### [THE TASK]
Return the lines below exactly, from the first line to the line that contains "19.2,18.95,18.72,18.57];". Leave out pictures.

### [DATASET SECTION]

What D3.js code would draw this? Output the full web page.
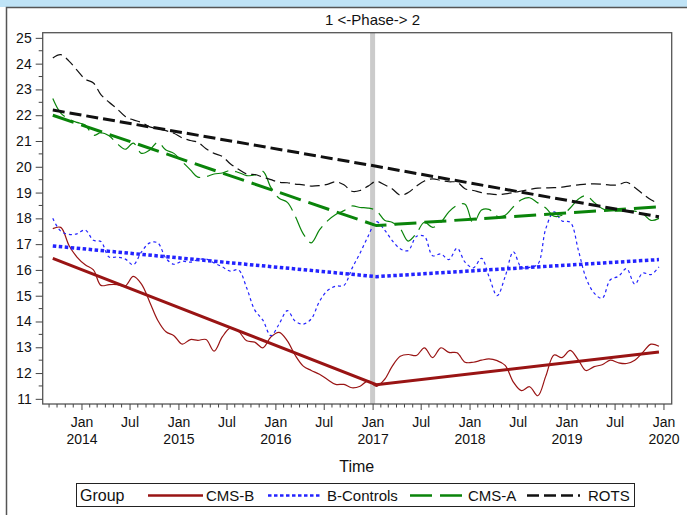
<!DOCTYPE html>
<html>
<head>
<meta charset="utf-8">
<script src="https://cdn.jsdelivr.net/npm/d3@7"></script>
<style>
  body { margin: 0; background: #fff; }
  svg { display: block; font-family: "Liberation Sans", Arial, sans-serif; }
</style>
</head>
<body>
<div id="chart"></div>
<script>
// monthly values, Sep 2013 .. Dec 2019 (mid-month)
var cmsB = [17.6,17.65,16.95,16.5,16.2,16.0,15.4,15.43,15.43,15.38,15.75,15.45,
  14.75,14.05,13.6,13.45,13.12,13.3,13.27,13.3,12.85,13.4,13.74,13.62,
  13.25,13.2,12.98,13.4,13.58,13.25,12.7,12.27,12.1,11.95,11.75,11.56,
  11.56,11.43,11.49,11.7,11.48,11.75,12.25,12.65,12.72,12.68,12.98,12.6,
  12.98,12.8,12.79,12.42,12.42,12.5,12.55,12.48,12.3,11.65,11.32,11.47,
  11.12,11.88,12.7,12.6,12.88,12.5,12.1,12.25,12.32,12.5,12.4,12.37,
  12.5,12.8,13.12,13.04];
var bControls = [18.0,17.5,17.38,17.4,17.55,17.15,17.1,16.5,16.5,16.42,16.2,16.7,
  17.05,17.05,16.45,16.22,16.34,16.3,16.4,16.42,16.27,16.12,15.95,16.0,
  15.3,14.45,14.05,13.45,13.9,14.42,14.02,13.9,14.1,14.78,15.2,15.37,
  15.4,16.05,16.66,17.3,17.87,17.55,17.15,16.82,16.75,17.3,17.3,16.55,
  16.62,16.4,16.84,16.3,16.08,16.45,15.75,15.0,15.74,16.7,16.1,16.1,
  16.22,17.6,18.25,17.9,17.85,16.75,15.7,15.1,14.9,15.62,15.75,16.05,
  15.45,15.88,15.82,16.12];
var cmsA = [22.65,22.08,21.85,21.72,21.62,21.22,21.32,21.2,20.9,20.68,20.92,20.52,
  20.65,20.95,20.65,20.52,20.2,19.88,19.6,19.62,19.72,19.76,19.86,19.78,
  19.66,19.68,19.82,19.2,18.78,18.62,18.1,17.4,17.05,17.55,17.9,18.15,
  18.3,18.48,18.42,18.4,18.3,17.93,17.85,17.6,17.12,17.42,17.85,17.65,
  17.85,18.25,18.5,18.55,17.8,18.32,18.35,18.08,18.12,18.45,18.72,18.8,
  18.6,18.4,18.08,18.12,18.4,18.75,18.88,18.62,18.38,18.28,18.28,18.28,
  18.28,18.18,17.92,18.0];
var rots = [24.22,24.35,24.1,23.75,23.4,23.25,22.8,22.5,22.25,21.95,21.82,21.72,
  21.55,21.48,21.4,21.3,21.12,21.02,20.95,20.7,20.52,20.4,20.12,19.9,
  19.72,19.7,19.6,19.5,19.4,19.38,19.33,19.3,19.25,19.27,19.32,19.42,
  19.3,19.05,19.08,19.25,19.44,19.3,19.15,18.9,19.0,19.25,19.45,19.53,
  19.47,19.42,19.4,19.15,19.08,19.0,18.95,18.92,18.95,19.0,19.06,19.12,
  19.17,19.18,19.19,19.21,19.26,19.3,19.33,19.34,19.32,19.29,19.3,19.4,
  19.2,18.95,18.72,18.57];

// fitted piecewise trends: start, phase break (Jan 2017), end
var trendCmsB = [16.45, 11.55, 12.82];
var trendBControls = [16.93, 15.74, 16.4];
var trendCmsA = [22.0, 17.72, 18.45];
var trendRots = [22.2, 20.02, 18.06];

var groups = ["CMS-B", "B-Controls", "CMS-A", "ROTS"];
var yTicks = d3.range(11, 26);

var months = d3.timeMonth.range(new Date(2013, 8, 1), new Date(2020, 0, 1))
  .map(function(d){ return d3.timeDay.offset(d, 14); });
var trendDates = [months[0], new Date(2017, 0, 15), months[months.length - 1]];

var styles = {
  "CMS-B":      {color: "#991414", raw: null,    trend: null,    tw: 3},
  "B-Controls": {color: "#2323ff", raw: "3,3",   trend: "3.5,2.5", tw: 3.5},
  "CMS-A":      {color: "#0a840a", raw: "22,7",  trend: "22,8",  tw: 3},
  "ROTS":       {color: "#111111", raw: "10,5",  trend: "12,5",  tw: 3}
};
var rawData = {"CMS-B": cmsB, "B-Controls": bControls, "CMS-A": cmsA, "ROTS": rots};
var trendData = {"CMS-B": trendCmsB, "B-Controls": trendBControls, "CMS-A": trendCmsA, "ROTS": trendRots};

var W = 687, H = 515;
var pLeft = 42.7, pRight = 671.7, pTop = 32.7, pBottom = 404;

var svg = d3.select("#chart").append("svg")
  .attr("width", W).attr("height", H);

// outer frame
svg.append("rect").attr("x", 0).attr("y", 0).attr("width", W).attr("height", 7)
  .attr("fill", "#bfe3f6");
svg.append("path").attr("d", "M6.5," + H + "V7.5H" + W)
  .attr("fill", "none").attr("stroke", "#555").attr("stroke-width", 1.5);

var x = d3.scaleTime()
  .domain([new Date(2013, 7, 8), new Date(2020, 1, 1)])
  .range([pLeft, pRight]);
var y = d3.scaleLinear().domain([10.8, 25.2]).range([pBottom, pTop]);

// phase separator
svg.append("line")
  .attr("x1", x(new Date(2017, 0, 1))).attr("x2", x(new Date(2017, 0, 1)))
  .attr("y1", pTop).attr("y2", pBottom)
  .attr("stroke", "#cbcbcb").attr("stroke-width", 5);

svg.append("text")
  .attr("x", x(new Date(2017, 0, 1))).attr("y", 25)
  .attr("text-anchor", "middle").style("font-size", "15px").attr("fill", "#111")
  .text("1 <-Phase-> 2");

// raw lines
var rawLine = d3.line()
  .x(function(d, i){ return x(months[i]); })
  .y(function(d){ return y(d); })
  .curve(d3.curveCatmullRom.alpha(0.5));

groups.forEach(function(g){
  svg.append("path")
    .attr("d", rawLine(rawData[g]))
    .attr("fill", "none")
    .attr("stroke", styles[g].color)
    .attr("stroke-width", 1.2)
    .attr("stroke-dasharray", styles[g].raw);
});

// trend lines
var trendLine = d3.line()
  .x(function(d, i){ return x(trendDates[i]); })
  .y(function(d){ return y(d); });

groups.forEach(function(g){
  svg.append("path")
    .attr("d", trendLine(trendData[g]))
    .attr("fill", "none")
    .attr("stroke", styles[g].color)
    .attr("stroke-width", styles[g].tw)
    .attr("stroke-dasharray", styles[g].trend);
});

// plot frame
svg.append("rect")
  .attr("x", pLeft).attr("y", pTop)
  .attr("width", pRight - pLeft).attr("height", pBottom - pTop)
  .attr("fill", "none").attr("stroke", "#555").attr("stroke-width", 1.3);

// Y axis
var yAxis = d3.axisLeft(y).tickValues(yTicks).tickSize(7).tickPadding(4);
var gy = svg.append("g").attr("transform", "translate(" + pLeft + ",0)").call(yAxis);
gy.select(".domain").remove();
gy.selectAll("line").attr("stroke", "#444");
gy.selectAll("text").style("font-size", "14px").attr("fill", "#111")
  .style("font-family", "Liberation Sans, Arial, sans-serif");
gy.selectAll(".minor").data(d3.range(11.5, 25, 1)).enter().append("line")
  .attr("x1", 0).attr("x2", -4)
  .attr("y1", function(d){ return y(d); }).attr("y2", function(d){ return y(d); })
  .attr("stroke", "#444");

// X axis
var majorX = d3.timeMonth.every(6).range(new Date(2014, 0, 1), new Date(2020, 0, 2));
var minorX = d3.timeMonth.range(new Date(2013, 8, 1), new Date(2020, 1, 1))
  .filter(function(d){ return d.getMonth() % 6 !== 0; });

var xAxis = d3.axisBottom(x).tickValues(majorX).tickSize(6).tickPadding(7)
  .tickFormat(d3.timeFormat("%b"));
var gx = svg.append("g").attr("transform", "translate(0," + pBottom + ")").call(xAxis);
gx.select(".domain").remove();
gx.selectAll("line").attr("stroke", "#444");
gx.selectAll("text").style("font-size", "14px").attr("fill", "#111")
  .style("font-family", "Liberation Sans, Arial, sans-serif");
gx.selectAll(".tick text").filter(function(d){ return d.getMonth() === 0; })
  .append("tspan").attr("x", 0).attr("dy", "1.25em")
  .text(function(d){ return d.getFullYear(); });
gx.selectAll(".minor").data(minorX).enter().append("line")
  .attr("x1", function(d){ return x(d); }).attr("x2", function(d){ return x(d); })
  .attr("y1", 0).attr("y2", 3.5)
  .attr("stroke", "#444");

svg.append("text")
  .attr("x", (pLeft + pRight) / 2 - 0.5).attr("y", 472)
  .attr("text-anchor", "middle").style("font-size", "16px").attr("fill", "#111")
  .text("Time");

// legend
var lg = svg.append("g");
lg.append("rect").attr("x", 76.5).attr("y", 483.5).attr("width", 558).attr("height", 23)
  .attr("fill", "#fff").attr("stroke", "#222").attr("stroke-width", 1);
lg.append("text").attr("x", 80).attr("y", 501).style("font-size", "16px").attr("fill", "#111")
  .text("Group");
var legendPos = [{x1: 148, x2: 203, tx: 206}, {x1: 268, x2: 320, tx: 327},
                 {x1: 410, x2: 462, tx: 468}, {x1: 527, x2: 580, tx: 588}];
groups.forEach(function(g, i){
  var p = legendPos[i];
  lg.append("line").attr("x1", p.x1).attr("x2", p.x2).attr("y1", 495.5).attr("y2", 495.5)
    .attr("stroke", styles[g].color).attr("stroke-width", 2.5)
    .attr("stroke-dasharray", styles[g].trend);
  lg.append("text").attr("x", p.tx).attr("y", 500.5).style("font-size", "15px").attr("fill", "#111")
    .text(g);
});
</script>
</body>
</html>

### [EXPECTED ANSWER]
What D3.js code would draw this? Output the full web page.
<!DOCTYPE html>
<html>
<head>
<meta charset="utf-8">
<script src="https://cdn.jsdelivr.net/npm/d3@7"></script>
<style>
  body { margin: 0; background: #fff; }
  svg { display: block; font-family: "Liberation Sans", Arial, sans-serif; }
</style>
</head>
<body>
<div id="chart"></div>
<script>
// monthly values, Sep 2013 .. Dec 2019 (mid-month)
var cmsB = [17.6,17.65,16.95,16.5,16.2,16.0,15.4,15.43,15.43,15.38,15.75,15.45,
  14.75,14.05,13.6,13.45,13.12,13.3,13.27,13.3,12.85,13.4,13.74,13.62,
  13.25,13.2,12.98,13.4,13.58,13.25,12.7,12.27,12.1,11.95,11.75,11.56,
  11.56,11.43,11.49,11.7,11.48,11.75,12.25,12.65,12.72,12.68,12.98,12.6,
  12.98,12.8,12.79,12.42,12.42,12.5,12.55,12.48,12.3,11.65,11.32,11.47,
  11.12,11.88,12.7,12.6,12.88,12.5,12.1,12.25,12.32,12.5,12.4,12.37,
  12.5,12.8,13.12,13.04];
var bControls = [18.0,17.5,17.38,17.4,17.55,17.15,17.1,16.5,16.5,16.42,16.2,16.7,
  17.05,17.05,16.45,16.22,16.34,16.3,16.4,16.42,16.27,16.12,15.95,16.0,
  15.3,14.45,14.05,13.45,13.9,14.42,14.02,13.9,14.1,14.78,15.2,15.37,
  15.4,16.05,16.66,17.3,17.87,17.55,17.15,16.82,16.75,17.3,17.3,16.55,
  16.62,16.4,16.84,16.3,16.08,16.45,15.75,15.0,15.74,16.7,16.1,16.1,
  16.22,17.6,18.25,17.9,17.85,16.75,15.7,15.1,14.9,15.62,15.75,16.05,
  15.45,15.88,15.82,16.12];
var cmsA = [22.65,22.08,21.85,21.72,21.62,21.22,21.32,21.2,20.9,20.68,20.92,20.52,
  20.65,20.95,20.65,20.52,20.2,19.88,19.6,19.62,19.72,19.76,19.86,19.78,
  19.66,19.68,19.82,19.2,18.78,18.62,18.1,17.4,17.05,17.55,17.9,18.15,
  18.3,18.48,18.42,18.4,18.3,17.93,17.85,17.6,17.12,17.42,17.85,17.65,
  17.85,18.25,18.5,18.55,17.8,18.32,18.35,18.08,18.12,18.45,18.72,18.8,
  18.6,18.4,18.08,18.12,18.4,18.75,18.88,18.62,18.38,18.28,18.28,18.28,
  18.28,18.18,17.92,18.0];
var rots = [24.22,24.35,24.1,23.75,23.4,23.25,22.8,22.5,22.25,21.95,21.82,21.72,
  21.55,21.48,21.4,21.3,21.12,21.02,20.95,20.7,20.52,20.4,20.12,19.9,
  19.72,19.7,19.6,19.5,19.4,19.38,19.33,19.3,19.25,19.27,19.32,19.42,
  19.3,19.05,19.08,19.25,19.44,19.3,19.15,18.9,19.0,19.25,19.45,19.53,
  19.47,19.42,19.4,19.15,19.08,19.0,18.95,18.92,18.95,19.0,19.06,19.12,
  19.17,19.18,19.19,19.21,19.26,19.3,19.33,19.34,19.32,19.29,19.3,19.4,
  19.2,18.95,18.72,18.57];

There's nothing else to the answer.